**Exercise:**
Write out, word for word, every line from the first one through the line that holds "linespacing=1.45, clip_on=False)", and nothing else; skip the pictures.

**Dataset extract:**
################

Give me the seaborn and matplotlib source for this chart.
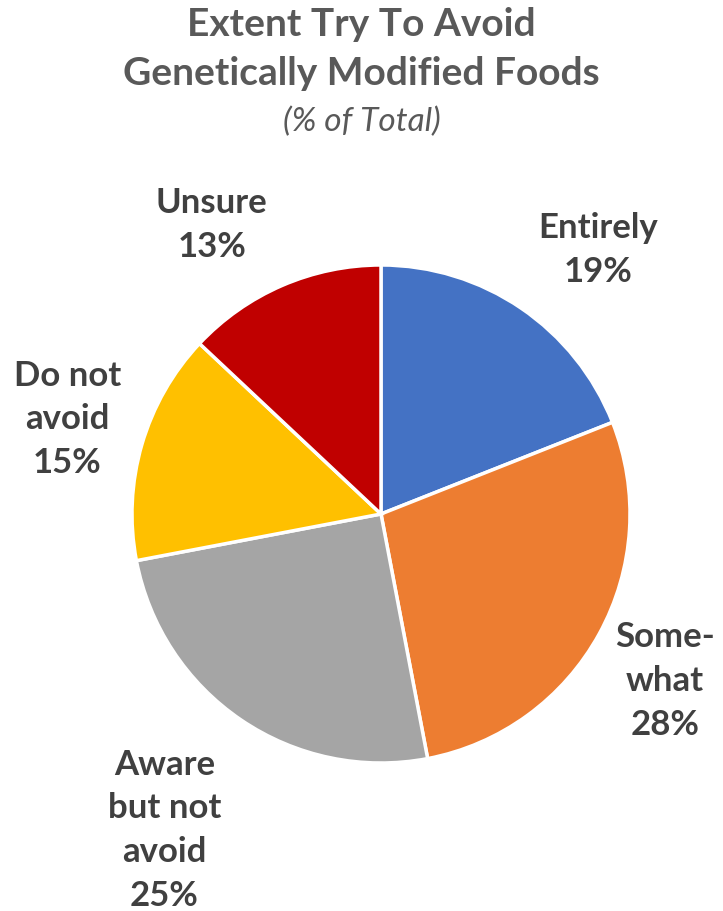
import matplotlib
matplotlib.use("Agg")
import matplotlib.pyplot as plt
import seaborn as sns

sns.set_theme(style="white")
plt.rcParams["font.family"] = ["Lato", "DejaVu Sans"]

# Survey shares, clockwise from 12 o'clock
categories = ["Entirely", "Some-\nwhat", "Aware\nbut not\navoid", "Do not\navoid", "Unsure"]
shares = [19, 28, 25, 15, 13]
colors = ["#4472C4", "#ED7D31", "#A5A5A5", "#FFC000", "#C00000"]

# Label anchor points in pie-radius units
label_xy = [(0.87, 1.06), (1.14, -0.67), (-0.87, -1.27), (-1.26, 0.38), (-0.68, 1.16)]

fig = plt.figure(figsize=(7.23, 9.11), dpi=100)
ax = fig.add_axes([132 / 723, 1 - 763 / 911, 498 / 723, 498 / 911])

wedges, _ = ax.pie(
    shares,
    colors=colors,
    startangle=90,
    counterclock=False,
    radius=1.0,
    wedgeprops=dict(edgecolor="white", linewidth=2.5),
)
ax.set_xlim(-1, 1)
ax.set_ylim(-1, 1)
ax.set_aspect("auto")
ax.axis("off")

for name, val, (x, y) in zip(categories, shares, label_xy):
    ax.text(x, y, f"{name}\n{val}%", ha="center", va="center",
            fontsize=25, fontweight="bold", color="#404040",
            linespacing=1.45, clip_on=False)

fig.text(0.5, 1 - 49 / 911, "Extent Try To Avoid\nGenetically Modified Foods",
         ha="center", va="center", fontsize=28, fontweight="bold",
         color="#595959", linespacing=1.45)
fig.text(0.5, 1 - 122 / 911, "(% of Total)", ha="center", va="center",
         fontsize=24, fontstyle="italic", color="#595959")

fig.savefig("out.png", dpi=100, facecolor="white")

################

**Correct answer:**
Give me the seaborn and matplotlib source for this chart.
import matplotlib
matplotlib.use("Agg")
import matplotlib.pyplot as plt
import seaborn as sns

sns.set_theme(style="white")
plt.rcParams["font.family"] = ["Lato", "DejaVu Sans"]

# Survey shares, clockwise from 12 o'clock
categories = ["Entirely", "Some-\nwhat", "Aware\nbut not\navoid", "Do not\navoid", "Unsure"]
shares = [19, 28, 25, 15, 13]
colors = ["#4472C4", "#ED7D31", "#A5A5A5", "#FFC000", "#C00000"]

# Label anchor points in pie-radius units
label_xy = [(0.87, 1.06), (1.14, -0.67), (-0.87, -1.27), (-1.26, 0.38), (-0.68, 1.16)]

fig = plt.figure(figsize=(7.23, 9.11), dpi=100)
ax = fig.add_axes([132 / 723, 1 - 763 / 911, 498 / 723, 498 / 911])

wedges, _ = ax.pie(
    shares,
    colors=colors,
    startangle=90,
    counterclock=False,
    radius=1.0,
    wedgeprops=dict(edgecolor="white", linewidth=2.5),
)
ax.set_xlim(-1, 1)
ax.set_ylim(-1, 1)
ax.set_aspect("auto")
ax.axis("off")

for name, val, (x, y) in zip(categories, shares, label_xy):
    ax.text(x, y, f"{name}\n{val}%", ha="center", va="center",
            fontsize=25, fontweight="bold", color="#404040",
            linespacing=1.45, clip_on=False)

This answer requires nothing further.